### REQUIRED TASK
With the images removed, repeat the data below exactly.

### SOURCE EXCERPT
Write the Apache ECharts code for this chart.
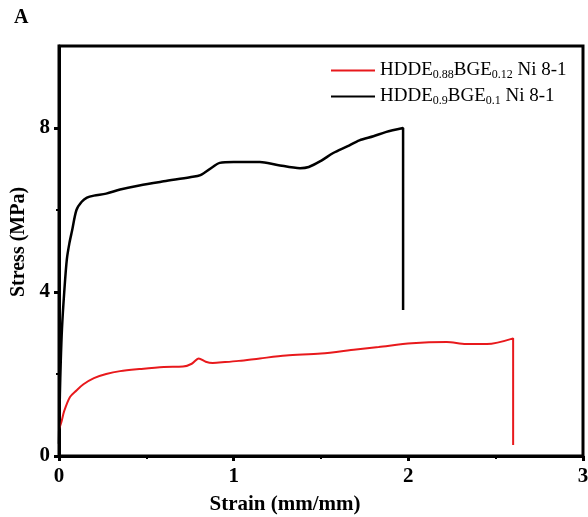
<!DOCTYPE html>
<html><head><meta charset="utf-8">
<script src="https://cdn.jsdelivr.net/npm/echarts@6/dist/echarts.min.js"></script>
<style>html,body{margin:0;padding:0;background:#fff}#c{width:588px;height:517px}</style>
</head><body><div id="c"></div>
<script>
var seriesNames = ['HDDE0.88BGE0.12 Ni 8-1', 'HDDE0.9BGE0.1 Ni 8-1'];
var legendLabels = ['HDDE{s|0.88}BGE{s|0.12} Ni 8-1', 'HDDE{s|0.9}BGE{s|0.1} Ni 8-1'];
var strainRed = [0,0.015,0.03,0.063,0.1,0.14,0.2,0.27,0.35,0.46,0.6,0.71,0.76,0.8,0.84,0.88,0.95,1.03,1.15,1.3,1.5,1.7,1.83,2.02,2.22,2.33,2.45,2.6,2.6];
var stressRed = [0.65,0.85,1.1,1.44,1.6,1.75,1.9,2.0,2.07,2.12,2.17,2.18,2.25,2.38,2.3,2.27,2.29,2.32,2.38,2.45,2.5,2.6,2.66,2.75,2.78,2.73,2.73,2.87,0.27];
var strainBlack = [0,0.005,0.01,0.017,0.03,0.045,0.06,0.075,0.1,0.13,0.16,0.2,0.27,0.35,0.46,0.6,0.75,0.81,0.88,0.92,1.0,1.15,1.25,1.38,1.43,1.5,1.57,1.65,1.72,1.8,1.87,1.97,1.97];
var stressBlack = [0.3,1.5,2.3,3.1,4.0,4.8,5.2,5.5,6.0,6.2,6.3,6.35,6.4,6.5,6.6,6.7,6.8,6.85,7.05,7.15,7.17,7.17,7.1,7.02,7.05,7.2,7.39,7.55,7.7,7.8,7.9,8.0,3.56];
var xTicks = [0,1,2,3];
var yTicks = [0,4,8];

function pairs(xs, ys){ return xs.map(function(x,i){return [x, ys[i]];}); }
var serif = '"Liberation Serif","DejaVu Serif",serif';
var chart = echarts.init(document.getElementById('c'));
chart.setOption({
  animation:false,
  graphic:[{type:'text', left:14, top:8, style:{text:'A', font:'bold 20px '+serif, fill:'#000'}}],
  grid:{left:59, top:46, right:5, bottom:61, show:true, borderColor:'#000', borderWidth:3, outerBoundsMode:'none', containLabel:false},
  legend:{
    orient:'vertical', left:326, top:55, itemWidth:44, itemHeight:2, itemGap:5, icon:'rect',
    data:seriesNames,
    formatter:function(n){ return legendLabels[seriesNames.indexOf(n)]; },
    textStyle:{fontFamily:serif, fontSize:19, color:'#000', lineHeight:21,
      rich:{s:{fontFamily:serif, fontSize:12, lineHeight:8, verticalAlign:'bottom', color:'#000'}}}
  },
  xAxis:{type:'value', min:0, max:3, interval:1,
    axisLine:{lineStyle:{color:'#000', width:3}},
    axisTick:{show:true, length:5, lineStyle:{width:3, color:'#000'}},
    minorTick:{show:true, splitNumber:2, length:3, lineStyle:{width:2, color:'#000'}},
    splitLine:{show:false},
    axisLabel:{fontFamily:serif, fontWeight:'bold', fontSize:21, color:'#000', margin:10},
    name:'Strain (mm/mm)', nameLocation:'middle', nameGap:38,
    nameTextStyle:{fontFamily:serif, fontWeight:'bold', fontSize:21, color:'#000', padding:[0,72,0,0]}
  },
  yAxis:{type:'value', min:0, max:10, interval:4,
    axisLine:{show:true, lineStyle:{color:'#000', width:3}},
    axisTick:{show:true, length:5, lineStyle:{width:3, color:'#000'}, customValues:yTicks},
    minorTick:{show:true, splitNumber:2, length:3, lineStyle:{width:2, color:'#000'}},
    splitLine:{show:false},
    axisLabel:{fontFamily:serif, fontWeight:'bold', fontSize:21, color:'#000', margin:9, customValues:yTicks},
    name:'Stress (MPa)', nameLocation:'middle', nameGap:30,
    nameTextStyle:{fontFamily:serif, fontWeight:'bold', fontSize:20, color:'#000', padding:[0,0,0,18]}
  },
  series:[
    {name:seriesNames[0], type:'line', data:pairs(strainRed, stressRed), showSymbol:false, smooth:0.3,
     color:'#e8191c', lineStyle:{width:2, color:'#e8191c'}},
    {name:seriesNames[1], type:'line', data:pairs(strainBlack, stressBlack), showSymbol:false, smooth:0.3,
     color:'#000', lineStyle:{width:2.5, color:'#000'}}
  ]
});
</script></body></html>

### RESPONSE BELOW
Write the Apache ECharts code for this chart.
<!DOCTYPE html>
<html><head><meta charset="utf-8">
<script src="https://cdn.jsdelivr.net/npm/echarts@6/dist/echarts.min.js"></script>
<style>html,body{margin:0;padding:0;background:#fff}#c{width:588px;height:517px}</style>
</head><body><div id="c"></div>
<script>
var seriesNames = ['HDDE0.88BGE0.12 Ni 8-1', 'HDDE0.9BGE0.1 Ni 8-1'];
var legendLabels = ['HDDE{s|0.88}BGE{s|0.12} Ni 8-1', 'HDDE{s|0.9}BGE{s|0.1} Ni 8-1'];
var strainRed = [0,0.015,0.03,0.063,0.1,0.14,0.2,0.27,0.35,0.46,0.6,0.71,0.76,0.8,0.84,0.88,0.95,1.03,1.15,1.3,1.5,1.7,1.83,2.02,2.22,2.33,2.45,2.6,2.6];
var stressRed = [0.65,0.85,1.1,1.44,1.6,1.75,1.9,2.0,2.07,2.12,2.17,2.18,2.25,2.38,2.3,2.27,2.29,2.32,2.38,2.45,2.5,2.6,2.66,2.75,2.78,2.73,2.73,2.87,0.27];
var strainBlack = [0,0.005,0.01,0.017,0.03,0.045,0.06,0.075,0.1,0.13,0.16,0.2,0.27,0.35,0.46,0.6,0.75,0.81,0.88,0.92,1.0,1.15,1.25,1.38,1.43,1.5,1.57,1.65,1.72,1.8,1.87,1.97,1.97];
var stressBlack = [0.3,1.5,2.3,3.1,4.0,4.8,5.2,5.5,6.0,6.2,6.3,6.35,6.4,6.5,6.6,6.7,6.8,6.85,7.05,7.15,7.17,7.17,7.1,7.02,7.05,7.2,7.39,7.55,7.7,7.8,7.9,8.0,3.56];
var xTicks = [0,1,2,3];
var yTicks = [0,4,8];

function pairs(xs, ys){ return xs.map(function(x,i){return [x, ys[i]];}); }
var serif = '"Liberation Serif","DejaVu Serif",serif';
var chart = echarts.init(document.getElementById('c'));
chart.setOption({
  animation:false,
  graphic:[{type:'text', left:14, top:8, style:{text:'A', font:'bold 20px '+serif, fill:'#000'}}],
  grid:{left:59, top:46, right:5, bottom:61, show:true, borderColor:'#000', borderWidth:3, outerBoundsMode:'none', containLabel:false},
  legend:{
    orient:'vertical', left:326, top:55, itemWidth:44, itemHeight:2, itemGap:5, icon:'rect',
    data:seriesNames,
    formatter:function(n){ return legendLabels[seriesNames.indexOf(n)]; },
    textStyle:{fontFamily:serif, fontSize:19, color:'#000', lineHeight:21,
      rich:{s:{fontFamily:serif, fontSize:12, lineHeight:8, verticalAlign:'bottom', color:'#000'}}}
  },
  xAxis:{type:'value', min:0, max:3, interval:1,
    axisLine:{lineStyle:{color:'#000', width:3}},
    axisTick:{show:true, length:5, lineStyle:{width:3, color:'#000'}},
    minorTick:{show:true, splitNumber:2, length:3, lineStyle:{width:2, color:'#000'}},
    splitLine:{show:false},
    axisLabel:{fontFamily:serif, fontWeight:'bold', fontSize:21, color:'#000', margin:10},
    name:'Strain (mm/mm)', nameLocation:'middle', nameGap:38,
    nameTextStyle:{fontFamily:serif, fontWeight:'bold', fontSize:21, color:'#000', padding:[0,72,0,0]}
  },
  yAxis:{type:'value', min:0, max:10, interval:4,
    axisLine:{show:true, lineStyle:{color:'#000', width:3}},
    axisTick:{show:true, length:5, lineStyle:{width:3, color:'#000'}, customValues:yTicks},
    minorTick:{show:true, splitNumber:2, length:3, lineStyle:{width:2, color:'#000'}},
    splitLine:{show:false},
    axisLabel:{fontFamily:serif, fontWeight:'bold', fontSize:21, color:'#000', margin:9, customValues:yTicks},
    name:'Stress (MPa)', nameLocation:'middle', nameGap:30,
    nameTextStyle:{fontFamily:serif, fontWeight:'bold', fontSize:20, color:'#000', padding:[0,0,0,18]}
  },
  series:[
    {name:seriesNames[0], type:'line', data:pairs(strainRed, stressRed), showSymbol:false, smooth:0.3,
     color:'#e8191c', lineStyle:{width:2, color:'#e8191c'}},
    {name:seriesNames[1], type:'line', data:pairs(strainBlack, stressBlack), showSymbol:false, smooth:0.3,
     color:'#000', lineStyle:{width:2.5, color:'#000'}}
  ]
});
</script></body></html>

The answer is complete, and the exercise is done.